We were hooked by a spiel I later realized was probably well rehearsed and greatly used by this dedicated entomologist and teacher.

Without Riley's support, I could not have traveled to Costa Rica for a once in a lifetime opportunity. For a month I lived in a remote location on a river between the mangroves and the rainforest, researching parasitism in Lepidoptera (Butterflies and Moths).

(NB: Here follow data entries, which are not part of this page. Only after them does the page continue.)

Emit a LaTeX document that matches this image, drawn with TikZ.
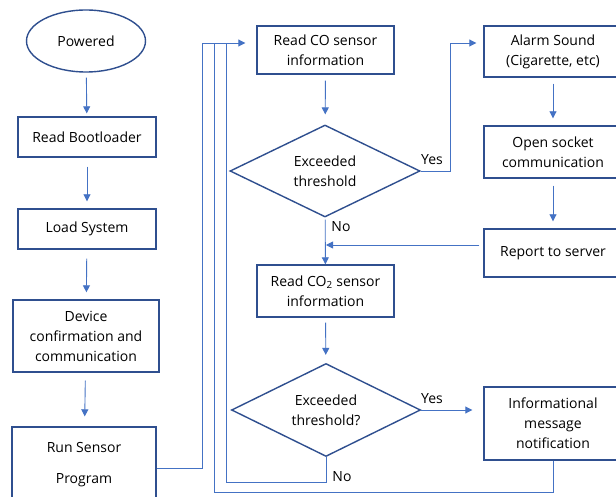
\documentclass[tikz,border=0pt]{standalone}
\usepackage{fontspec}
\setmainfont{Open Sans}
\usetikzlibrary{shapes.geometric,arrows.meta,calc}
\definecolor{boxc}{HTML}{2F4F8F}
\definecolor{linec}{HTML}{4472C4}
\tikzset{
  box/.style={draw=boxc,line width=1.4pt,fill=white,rectangle,align=center,inner sep=2pt,font=\fontsize{14}{20}\selectfont},
  dia/.style={draw=boxc,line width=1.4pt,fill=white,diamond,aspect=2,inner sep=0pt,align=center,font=\fontsize{14}{20}\selectfont},
  conn/.style={draw=linec,line width=0.9pt},
  arr/.style={conn,-{Triangle[length=7pt,width=7pt]}},
  lbl/.style={font=\fontsize{14}{16}\selectfont,inner sep=0pt}
}
\begin{document}
\begin{tikzpicture}[x=1pt,y=-1pt]
\clip (0,0) rectangle (616,497);
\fill[white] (0,0) rectangle (616,497);
% left column
\node[box,ellipse,minimum width=119pt,minimum height=62pt] (powered) at (86,41) {Powered};
\node[box,minimum width=138pt,minimum height=40pt] (boot) at (87,137) {Read Bootloader};
\node[box,minimum width=138pt,minimum height=40pt] (load) at (87,229) {Load System};
\node[box,minimum width=146pt,minimum height=72pt] (device) at (86,336) {Device\\confirmation and\\communication};
\node[box,minimum width=144pt,minimum height=75pt] (run) at (84,464.5) {Run Sensor\\[11pt]Program};
% middle column
\node[box,minimum width=137pt,minimum height=48pt] (co) at (325.5,50) {Read CO sensor\\information};
\node[dia,minimum width=190pt,minimum height=92pt] (d1) at (325,171) {Exceeded\\threshold};
\node[box,minimum width=137pt,minimum height=52pt] (co2) at (325.5,291) {Read CO\textsubscript{2} sensor\\information};
\node[dia,minimum width=189pt,minimum height=93pt] (d2) at (326,410) {Exceeded\\threshold?};
% right column
\node[box,minimum width=138pt,minimum height=51pt] (alarm) at (553,51.5) {Alarm Sound\\(Cigarette, etc)};
\node[box,minimum width=138pt,minimum height=52pt] (socket) at (553,152) {Open socket\\communication};
\node[box,minimum width=138pt,minimum height=48pt] (report) at (553,253) {Report to server};
\node[box,minimum width=138pt,minimum height=73pt] (info) at (553,423.5) {Informational\\message\\notification};
% straight arrows
\draw[arr,shorten <=5pt,shorten >=3pt] (powered) -- (boot);
\draw[arr,shorten <=9pt,shorten >=7pt] (boot) -- (load);
\draw[arr,shorten <=9pt,shorten >=7pt] (load) -- (device);
\draw[arr,shorten <=8pt,shorten >=10pt] (device) -- (run);
\draw[arr,shorten <=6pt,shorten >=10pt] (co) -- (d1);
\draw[arr,shorten <=2pt] (d1) -- (co2);
\draw[arr,shorten <=5pt,shorten >=8pt] (co2) -- (d2);
\draw[arr,shorten <=6pt,shorten >=7pt] (alarm) -- (socket);
\draw[arr,shorten <=7pt,shorten >=7pt] (socket) -- (report);
% loops
\coordinate (cin) at ($(co.west)+(0,-7)$);
\draw[arr,shorten >=11pt] ($(run.east)+(0,3.5)$) -- (202,468) -- (202,43) -- (cin);
\draw[conn] (d2.south) -- (326,482) -- (226,482) -- (226,43);
\draw[conn] (info.south) -- (553,492) -- (214,492) -- (214,43);
\coordinate (ain) at ($(alarm.west)+(0,-8.5)$);
\draw[arr,shorten >=7pt] (d1.east) -- (450,171) -- (450,43) -- (ain);
\coordinate (rout) at ($(report.west)+(0,-8)$);
\draw[arr,shorten <=4pt] (rout) -- (326,245);
\coordinate (iin) at (d2.east -| info.west);
\draw[arr,shorten >=11pt] (d2.east) -- (iin);
% labels
\node[lbl] (yes1) at (432,160) {Yes};
\node[lbl] (no1) at (341,227) {No};
\node[lbl] (yes2) at (432,399) {Yes};
\node[lbl] (no2) at (342,477) {No};
\end{tikzpicture}
\end{document}
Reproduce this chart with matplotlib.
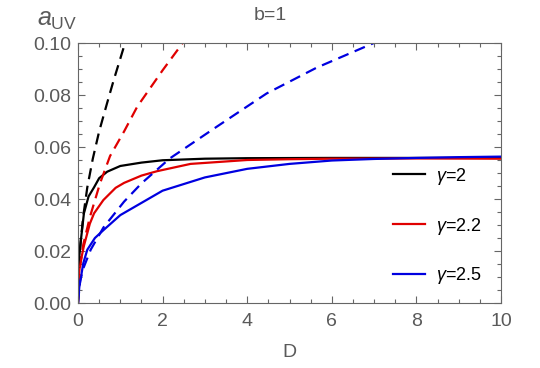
import matplotlib
matplotlib.use("Agg")
import matplotlib.pyplot as plt
from matplotlib.ticker import MultipleLocator

plt.rcParams['font.family'] = ['Liberation Sans', 'DejaVu Sans']
plt.rcParams['mathtext.fontset'] = 'custom'
plt.rcParams['mathtext.rm'] = 'Liberation Sans'
plt.rcParams['mathtext.it'] = 'Liberation Sans:italic'

# solid curves (a_UV vs D)
D_black = [0, 0.02, 0.06, 0.14, 0.25, 0.38, 0.5, 0.69, 1.0, 1.5, 2, 3, 4, 6, 8, 10]
a_black = [0.008, 0.016, 0.023, 0.0345, 0.041, 0.0445, 0.048, 0.0505, 0.0527, 0.054,
           0.0549, 0.0555, 0.0557, 0.0558, 0.0558, 0.0558]

D_red = [0, 0.05, 0.14, 0.28, 0.38, 0.6, 0.89, 1.09, 1.5, 1.87, 2.66, 4, 5, 6, 8, 10]
a_red = [0.008, 0.015, 0.022, 0.0305, 0.0345, 0.0396, 0.0443, 0.0462, 0.049, 0.0507,
         0.0535, 0.055, 0.0553, 0.0555, 0.0556, 0.0555]

D_blue = [0, 0.03, 0.06, 0.125, 0.22, 0.4, 0.6, 1.0, 1.5, 2, 3, 4, 5, 6, 7, 8, 9, 10]
a_blue = [0, 0.006, 0.009, 0.0153, 0.0205, 0.025, 0.028, 0.0338, 0.0385, 0.0432, 0.0483,
          0.0516, 0.0535, 0.0548, 0.0554, 0.0558, 0.0561, 0.0563]

# dashed curves
Dd_black = [0, 0.02, 0.06, 0.125, 0.22, 0.35, 0.5, 0.69, 0.84, 1.0, 1.15]
ad_black = [0, 0.013, 0.023, 0.0335, 0.0445, 0.0555, 0.066, 0.077, 0.0855, 0.094, 0.102]

Dd_red = [0, 0.05, 0.125, 0.28, 0.52, 0.757, 1.09, 1.4, 1.7, 2.0, 2.43, 2.6]
ad_red = [0, 0.014, 0.0225, 0.033, 0.046, 0.0565, 0.066, 0.0755, 0.0825, 0.0895, 0.099, 0.103]

Dd_blue = [0, 0.05, 0.125, 0.3, 0.6, 1.09, 1.5, 2.17, 3.28, 4.46, 5.64, 6.98, 7.3]
ad_blue = [0, 0.0085, 0.0133, 0.0205, 0.029, 0.039, 0.046, 0.0556, 0.0678, 0.0806,
           0.0905, 0.0999, 0.1018]

labels = [r'$\gamma$=2', r'$\gamma$=2.2', r'$\gamma$=2.5']
colors = ['black', '#e00000', '#0000e0']

gray = '#666666'
fig = plt.figure(figsize=(5.4, 3.68), dpi=100)
ax = fig.add_axes([78 / 540, 65 / 368, 423 / 540, 260 / 368])

solid = [(D_black, a_black), (D_red, a_red), (D_blue, a_blue)]
dashed = [(Dd_black, ad_black), (Dd_red, ad_red), (Dd_blue, ad_blue)]
for (x, y), lab, c in zip(solid, labels, colors):
    ax.plot(x, y, color=c, lw=1.6, label=lab)
for (x, y), c in zip(dashed, colors):
    ax.plot(x, y, color=c, lw=1.6, dashes=(5, 3))

ax.set_xlim(0, 10)
ax.set_ylim(0, 0.1)
ax.xaxis.set_major_locator(MultipleLocator(2))
ax.xaxis.set_minor_locator(MultipleLocator(0.5))
ax.yaxis.set_major_locator(MultipleLocator(0.02))
ax.yaxis.set_minor_locator(MultipleLocator(0.005))
ax.yaxis.set_major_formatter(plt.FormatStrFormatter('%.2f'))
ax.xaxis.set_major_formatter(plt.FormatStrFormatter('%d'))
ax.tick_params(which='both', direction='in', top=True, right=True, colors=gray,
               labelcolor='#5a5a5a', labelsize=14, width=0.8)
ax.tick_params(which='major', length=5)
ax.tick_params(which='minor', length=3)
ax.tick_params(axis='x', pad=7)
ax.tick_params(axis='y', pad=5)
for s in ax.spines.values():
    s.set_color(gray)
    s.set_linewidth(0.8)

ax.set_xlabel('D', fontsize=14, color='#5a5a5a', labelpad=10)
fig.text(77 / 540, 1 - 20 / 368, r'$a_{\mathrm{UV}}$', fontsize=18, color='#5a5a5a',
         ha='right', va='center')
fig.text(0.5, 1 - 16 / 368, 'b=1', fontsize=14, color='#5a5a5a', ha='center', va='center')

ax.legend(loc='center left', bbox_to_anchor=(0.745, 0.296), frameon=False,
          fontsize=13, handlelength=1.75, handletextpad=0.6, labelspacing=1.6,
          borderpad=0, borderaxespad=0)

fig.savefig('out.png', dpi=100)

Riley also assisted me in obtaining employment with the City of Austin's Environmental Resource Management Division as an aquatic taxonomist and field technician for the surface water monitoring team.

Riley once said that we have three choices:

"You can live in an ivory tower and pretend nothing is wrong; you can throw our hands up in the air and say there is nothing we can do to change things; or you can try to change what you can, however little that may be".

Through the guidance of Riley and my father, I have chosen the last.

Comments

( 2 comments — Leave a comment )
ghewgill
Jan. 21st, 2004 05:00 am (UTC)
I like those three choices, they characterize well the paths one can take.
snaxxx
Jan. 21st, 2004 04:45 pm (UTC)
Riley had slide shows every lecture, and for the "ivory tower", he displayed a picture of UT's Main Tower shrouded in fog and mist. Heh- where the regents' offices are located.